**SET EXERCISE**. Below are entries; repeat exactly, and nothing else, the lines from the one holding "What D3.js code" through the one holding "const xHCp = [0, 1, 2, 3, 4, 5, 6];", inclusive. Leave the pictures out.

-- START OF EXERCISE MATERIAL --

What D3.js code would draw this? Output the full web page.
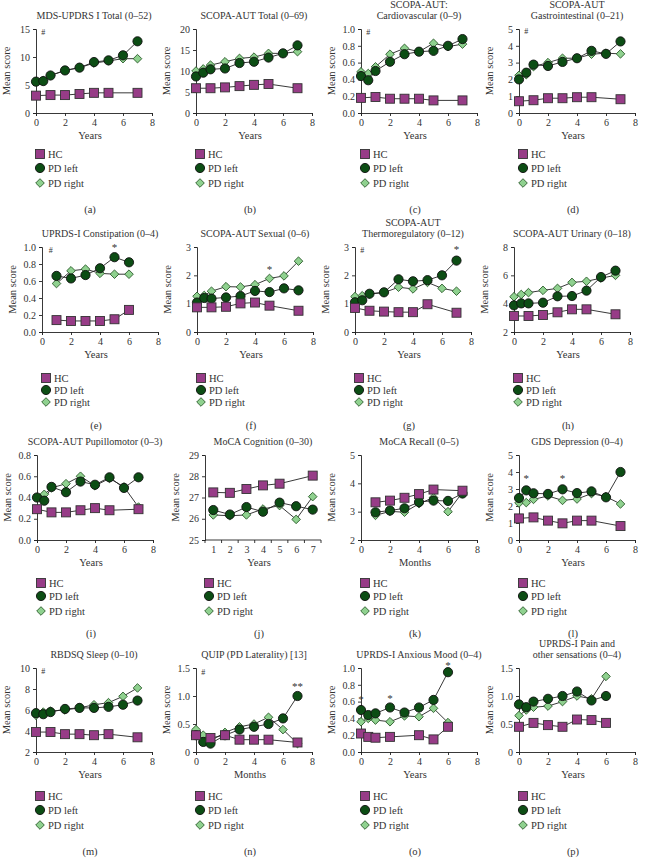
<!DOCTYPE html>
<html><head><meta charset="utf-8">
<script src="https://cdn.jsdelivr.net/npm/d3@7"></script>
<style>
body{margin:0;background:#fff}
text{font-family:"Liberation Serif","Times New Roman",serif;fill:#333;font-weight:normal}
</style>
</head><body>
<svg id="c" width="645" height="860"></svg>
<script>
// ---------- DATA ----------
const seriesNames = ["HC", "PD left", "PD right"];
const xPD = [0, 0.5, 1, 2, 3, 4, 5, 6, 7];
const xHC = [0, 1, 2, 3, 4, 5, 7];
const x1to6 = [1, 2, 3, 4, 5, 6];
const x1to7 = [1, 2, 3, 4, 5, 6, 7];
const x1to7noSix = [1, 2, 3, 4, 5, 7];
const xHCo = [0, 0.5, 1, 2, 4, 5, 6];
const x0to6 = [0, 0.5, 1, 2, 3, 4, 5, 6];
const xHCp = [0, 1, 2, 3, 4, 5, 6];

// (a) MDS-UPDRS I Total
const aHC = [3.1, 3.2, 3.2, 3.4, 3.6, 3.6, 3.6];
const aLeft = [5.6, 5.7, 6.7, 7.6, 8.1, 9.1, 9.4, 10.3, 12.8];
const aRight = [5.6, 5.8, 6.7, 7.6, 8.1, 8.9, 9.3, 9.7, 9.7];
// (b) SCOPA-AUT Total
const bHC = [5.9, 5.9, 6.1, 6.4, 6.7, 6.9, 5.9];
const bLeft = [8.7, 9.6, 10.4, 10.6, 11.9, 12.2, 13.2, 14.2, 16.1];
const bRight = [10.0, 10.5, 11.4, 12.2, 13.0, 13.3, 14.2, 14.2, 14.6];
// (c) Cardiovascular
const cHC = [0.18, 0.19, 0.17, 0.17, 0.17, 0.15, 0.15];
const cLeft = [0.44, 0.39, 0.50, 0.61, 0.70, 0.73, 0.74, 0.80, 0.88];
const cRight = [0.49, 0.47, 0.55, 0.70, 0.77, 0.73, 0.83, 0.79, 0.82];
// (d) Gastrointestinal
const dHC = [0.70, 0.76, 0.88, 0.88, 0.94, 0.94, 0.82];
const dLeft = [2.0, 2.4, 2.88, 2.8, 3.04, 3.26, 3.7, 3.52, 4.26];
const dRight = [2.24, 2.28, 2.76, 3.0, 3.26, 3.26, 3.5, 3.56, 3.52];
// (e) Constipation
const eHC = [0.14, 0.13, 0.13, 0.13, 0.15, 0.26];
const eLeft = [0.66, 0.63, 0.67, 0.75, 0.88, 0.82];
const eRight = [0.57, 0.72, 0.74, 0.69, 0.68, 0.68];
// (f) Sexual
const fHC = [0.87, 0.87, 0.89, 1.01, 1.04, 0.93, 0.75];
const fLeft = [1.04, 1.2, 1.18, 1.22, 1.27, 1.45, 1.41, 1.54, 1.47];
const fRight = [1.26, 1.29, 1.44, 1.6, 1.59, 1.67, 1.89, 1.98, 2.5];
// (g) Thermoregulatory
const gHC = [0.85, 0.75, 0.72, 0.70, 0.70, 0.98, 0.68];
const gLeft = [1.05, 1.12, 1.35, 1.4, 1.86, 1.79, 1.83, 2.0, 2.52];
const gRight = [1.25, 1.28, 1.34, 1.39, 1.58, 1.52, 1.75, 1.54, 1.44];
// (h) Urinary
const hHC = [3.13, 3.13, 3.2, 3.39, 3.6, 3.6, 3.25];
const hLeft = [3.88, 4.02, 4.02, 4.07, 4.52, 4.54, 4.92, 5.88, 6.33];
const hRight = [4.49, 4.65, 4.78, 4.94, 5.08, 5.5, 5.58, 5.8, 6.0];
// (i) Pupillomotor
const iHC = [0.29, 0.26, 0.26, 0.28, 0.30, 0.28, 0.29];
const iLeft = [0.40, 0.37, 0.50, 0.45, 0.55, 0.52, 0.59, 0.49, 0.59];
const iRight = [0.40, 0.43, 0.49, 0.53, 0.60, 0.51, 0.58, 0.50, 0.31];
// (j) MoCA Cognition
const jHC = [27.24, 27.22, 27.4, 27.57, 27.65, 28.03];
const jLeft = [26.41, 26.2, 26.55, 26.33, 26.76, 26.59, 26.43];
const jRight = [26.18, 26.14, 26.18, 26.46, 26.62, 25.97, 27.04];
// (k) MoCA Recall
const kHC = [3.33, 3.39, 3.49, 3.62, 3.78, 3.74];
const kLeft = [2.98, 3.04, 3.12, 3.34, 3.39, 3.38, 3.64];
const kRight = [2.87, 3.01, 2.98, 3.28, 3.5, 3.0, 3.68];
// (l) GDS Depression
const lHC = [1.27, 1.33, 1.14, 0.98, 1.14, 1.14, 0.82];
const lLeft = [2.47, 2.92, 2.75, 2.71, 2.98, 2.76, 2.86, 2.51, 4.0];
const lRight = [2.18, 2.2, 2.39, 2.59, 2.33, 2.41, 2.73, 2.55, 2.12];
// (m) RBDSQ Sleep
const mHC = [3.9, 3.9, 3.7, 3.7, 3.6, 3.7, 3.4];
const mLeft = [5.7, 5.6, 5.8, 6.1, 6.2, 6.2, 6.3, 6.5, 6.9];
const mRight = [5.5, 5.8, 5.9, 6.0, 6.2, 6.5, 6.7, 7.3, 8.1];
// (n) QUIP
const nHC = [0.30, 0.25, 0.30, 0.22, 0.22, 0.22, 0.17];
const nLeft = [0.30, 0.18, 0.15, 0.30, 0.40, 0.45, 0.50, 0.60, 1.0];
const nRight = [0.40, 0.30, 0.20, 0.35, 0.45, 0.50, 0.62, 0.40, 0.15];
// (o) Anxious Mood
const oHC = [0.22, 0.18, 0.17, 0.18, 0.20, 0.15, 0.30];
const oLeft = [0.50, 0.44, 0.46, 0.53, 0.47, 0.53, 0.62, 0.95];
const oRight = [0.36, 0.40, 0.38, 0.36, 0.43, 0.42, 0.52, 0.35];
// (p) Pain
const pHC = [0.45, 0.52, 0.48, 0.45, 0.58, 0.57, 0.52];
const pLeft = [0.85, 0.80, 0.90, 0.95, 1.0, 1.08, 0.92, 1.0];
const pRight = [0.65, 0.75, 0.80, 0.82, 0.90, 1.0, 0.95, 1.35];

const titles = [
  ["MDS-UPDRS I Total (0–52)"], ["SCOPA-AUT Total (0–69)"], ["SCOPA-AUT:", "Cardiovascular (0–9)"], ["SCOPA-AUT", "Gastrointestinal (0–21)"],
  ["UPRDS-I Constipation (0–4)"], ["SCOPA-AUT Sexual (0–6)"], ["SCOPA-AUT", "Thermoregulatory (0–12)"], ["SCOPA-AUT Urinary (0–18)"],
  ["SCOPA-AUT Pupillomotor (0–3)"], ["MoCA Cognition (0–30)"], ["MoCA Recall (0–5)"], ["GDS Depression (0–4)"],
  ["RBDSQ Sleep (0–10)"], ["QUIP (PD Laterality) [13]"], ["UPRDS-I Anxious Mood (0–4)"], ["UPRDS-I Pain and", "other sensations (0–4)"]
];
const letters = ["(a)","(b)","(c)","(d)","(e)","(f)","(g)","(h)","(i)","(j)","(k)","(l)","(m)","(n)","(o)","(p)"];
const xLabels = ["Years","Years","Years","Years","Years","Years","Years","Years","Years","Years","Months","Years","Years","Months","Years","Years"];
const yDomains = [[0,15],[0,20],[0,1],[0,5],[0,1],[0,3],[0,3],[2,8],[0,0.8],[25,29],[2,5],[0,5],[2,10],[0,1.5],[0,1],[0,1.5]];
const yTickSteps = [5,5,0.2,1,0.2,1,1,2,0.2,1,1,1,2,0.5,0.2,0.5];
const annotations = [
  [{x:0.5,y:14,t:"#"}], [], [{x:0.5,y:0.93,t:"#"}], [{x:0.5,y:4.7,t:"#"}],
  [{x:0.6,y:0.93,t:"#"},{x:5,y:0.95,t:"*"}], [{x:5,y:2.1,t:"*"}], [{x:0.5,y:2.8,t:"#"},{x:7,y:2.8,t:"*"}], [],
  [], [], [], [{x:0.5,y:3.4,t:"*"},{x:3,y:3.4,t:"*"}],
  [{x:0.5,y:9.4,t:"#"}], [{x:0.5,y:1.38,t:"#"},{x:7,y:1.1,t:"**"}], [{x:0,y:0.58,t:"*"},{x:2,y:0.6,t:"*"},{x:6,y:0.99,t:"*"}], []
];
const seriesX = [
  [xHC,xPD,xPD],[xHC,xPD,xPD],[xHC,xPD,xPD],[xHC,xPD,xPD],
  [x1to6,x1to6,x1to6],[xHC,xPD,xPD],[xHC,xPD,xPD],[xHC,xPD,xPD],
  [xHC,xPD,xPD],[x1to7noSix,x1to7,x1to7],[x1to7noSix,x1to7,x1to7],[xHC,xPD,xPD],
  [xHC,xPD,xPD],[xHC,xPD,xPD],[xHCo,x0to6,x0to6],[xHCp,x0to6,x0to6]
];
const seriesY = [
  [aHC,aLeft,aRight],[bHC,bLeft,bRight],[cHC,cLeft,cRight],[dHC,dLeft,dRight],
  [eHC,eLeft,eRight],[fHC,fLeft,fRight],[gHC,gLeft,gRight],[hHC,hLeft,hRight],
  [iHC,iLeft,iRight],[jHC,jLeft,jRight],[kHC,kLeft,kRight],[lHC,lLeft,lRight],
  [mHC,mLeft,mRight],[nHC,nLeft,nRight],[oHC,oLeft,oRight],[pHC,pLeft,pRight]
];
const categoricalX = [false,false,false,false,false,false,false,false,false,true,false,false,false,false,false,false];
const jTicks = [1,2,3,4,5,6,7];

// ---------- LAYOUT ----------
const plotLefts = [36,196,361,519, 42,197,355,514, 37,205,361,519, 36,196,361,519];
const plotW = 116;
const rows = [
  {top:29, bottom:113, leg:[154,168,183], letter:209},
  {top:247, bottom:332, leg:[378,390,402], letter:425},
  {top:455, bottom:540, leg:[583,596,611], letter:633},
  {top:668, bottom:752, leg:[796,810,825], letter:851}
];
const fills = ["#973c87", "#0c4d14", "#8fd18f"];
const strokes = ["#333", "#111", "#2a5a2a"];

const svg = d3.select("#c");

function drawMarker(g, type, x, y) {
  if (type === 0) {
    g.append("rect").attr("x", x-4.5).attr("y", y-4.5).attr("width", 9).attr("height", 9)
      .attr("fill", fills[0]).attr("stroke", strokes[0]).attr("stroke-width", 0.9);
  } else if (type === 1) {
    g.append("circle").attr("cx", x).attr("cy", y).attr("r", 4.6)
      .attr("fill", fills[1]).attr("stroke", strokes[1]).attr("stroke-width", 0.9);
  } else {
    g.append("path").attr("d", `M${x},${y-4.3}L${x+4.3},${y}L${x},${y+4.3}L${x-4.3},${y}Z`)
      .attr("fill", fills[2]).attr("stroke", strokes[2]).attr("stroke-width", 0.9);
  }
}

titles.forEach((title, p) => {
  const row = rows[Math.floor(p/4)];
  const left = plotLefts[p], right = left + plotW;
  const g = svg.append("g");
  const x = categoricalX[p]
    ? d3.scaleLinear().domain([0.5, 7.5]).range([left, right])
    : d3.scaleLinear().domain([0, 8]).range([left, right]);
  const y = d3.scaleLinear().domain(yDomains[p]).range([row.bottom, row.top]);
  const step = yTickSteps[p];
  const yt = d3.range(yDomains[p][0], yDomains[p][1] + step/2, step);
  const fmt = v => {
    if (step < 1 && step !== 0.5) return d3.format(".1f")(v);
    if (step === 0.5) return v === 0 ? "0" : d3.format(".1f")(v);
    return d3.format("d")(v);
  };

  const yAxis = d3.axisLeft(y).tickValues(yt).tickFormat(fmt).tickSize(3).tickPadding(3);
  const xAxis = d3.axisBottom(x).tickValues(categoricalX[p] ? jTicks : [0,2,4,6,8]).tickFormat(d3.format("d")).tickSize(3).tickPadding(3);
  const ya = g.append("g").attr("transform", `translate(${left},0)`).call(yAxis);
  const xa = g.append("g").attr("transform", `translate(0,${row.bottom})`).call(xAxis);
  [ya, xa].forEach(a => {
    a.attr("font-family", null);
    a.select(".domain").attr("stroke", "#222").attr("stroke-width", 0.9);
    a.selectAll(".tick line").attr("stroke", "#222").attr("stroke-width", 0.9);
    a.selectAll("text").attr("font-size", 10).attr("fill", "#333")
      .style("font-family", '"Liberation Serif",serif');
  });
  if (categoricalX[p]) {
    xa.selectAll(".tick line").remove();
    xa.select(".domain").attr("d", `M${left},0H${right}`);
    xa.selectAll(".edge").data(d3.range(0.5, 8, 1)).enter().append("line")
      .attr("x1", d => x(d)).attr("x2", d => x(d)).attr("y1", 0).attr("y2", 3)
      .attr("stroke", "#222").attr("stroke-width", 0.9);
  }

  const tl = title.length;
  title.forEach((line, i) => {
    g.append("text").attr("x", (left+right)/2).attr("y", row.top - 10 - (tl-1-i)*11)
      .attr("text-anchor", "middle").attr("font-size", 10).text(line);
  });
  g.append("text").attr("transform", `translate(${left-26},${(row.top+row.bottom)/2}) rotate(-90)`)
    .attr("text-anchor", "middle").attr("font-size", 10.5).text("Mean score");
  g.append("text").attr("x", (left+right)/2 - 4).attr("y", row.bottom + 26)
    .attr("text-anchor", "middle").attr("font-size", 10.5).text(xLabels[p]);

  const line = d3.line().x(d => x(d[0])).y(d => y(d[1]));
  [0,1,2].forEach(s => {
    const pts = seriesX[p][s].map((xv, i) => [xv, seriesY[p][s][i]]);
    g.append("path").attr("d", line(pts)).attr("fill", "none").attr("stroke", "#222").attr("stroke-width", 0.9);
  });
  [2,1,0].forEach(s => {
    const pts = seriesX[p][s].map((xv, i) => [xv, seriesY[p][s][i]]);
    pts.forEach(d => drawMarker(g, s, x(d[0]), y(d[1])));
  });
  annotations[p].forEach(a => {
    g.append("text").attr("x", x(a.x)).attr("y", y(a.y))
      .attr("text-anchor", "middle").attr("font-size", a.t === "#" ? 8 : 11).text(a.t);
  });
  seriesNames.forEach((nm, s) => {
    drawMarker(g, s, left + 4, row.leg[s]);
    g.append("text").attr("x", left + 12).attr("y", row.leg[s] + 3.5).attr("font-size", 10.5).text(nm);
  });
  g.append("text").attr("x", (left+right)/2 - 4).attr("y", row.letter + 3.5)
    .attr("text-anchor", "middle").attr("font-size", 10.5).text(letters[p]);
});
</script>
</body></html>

-- END OF EXERCISE MATERIAL --
-- START OF EXERCISE MATERIAL --

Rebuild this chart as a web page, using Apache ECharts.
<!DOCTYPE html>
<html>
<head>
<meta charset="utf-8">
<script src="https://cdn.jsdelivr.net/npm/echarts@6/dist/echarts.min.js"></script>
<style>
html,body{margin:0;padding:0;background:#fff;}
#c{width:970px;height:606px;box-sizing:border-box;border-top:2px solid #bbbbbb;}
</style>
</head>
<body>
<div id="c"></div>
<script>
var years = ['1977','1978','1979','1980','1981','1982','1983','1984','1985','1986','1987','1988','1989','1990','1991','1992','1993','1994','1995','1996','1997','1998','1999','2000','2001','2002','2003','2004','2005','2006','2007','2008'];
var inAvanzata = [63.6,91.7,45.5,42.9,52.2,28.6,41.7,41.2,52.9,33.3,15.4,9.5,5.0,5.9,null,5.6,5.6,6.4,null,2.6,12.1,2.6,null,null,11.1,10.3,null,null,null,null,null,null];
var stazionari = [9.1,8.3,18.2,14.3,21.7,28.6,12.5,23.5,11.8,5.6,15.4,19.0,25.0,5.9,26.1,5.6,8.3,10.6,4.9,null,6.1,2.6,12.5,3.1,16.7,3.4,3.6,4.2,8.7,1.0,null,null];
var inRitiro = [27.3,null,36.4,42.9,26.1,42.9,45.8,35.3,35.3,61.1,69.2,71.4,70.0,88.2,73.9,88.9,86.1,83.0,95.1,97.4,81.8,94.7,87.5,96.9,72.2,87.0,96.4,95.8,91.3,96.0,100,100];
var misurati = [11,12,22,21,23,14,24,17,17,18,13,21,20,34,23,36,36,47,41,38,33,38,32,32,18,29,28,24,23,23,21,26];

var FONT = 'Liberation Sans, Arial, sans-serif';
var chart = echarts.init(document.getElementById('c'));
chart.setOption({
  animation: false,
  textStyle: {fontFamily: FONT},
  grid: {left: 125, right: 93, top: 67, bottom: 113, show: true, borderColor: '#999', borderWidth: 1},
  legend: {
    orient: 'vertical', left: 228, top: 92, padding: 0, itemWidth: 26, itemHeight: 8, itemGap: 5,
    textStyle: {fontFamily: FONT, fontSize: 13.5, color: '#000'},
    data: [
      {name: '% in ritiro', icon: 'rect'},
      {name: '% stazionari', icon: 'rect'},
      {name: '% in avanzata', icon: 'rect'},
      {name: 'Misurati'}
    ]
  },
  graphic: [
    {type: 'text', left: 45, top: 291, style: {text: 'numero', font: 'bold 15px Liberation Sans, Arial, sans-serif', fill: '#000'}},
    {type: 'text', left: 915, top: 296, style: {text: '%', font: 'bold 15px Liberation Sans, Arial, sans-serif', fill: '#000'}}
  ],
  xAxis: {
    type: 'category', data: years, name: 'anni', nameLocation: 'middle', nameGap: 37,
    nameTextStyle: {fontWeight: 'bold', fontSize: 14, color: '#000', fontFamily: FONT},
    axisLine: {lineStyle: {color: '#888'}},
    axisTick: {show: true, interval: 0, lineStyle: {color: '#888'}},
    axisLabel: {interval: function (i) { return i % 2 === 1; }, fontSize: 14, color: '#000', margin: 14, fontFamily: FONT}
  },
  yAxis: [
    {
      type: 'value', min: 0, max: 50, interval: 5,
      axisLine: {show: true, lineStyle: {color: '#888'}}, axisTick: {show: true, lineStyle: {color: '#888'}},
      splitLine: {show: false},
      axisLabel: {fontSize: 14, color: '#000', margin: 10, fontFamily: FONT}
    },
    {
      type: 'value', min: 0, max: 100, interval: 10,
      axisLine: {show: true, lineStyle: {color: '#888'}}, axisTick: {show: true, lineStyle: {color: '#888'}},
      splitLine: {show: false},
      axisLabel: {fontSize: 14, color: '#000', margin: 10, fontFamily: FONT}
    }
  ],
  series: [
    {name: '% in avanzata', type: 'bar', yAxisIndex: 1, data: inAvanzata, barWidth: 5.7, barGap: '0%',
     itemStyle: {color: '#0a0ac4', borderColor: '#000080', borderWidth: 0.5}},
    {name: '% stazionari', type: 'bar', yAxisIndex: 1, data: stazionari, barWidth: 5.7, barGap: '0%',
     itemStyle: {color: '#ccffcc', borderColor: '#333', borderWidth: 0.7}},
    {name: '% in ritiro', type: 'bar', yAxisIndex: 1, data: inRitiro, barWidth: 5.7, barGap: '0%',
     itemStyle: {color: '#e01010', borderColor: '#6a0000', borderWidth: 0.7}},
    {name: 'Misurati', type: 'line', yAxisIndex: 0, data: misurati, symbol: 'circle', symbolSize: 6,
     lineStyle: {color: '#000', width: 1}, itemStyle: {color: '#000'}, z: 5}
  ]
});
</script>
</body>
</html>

-- END OF EXERCISE MATERIAL --

**FINISHED ANSWER**.
What D3.js code would draw this? Output the full web page.
<!DOCTYPE html>
<html><head><meta charset="utf-8">
<script src="https://cdn.jsdelivr.net/npm/d3@7"></script>
<style>
body{margin:0;background:#fff}
text{font-family:"Liberation Serif","Times New Roman",serif;fill:#333;font-weight:normal}
</style>
</head><body>
<svg id="c" width="645" height="860"></svg>
<script>
// ---------- DATA ----------
const seriesNames = ["HC", "PD left", "PD right"];
const xPD = [0, 0.5, 1, 2, 3, 4, 5, 6, 7];
const xHC = [0, 1, 2, 3, 4, 5, 7];
const x1to6 = [1, 2, 3, 4, 5, 6];
const x1to7 = [1, 2, 3, 4, 5, 6, 7];
const x1to7noSix = [1, 2, 3, 4, 5, 7];
const xHCo = [0, 0.5, 1, 2, 4, 5, 6];
const x0to6 = [0, 0.5, 1, 2, 3, 4, 5, 6];
const xHCp = [0, 1, 2, 3, 4, 5, 6];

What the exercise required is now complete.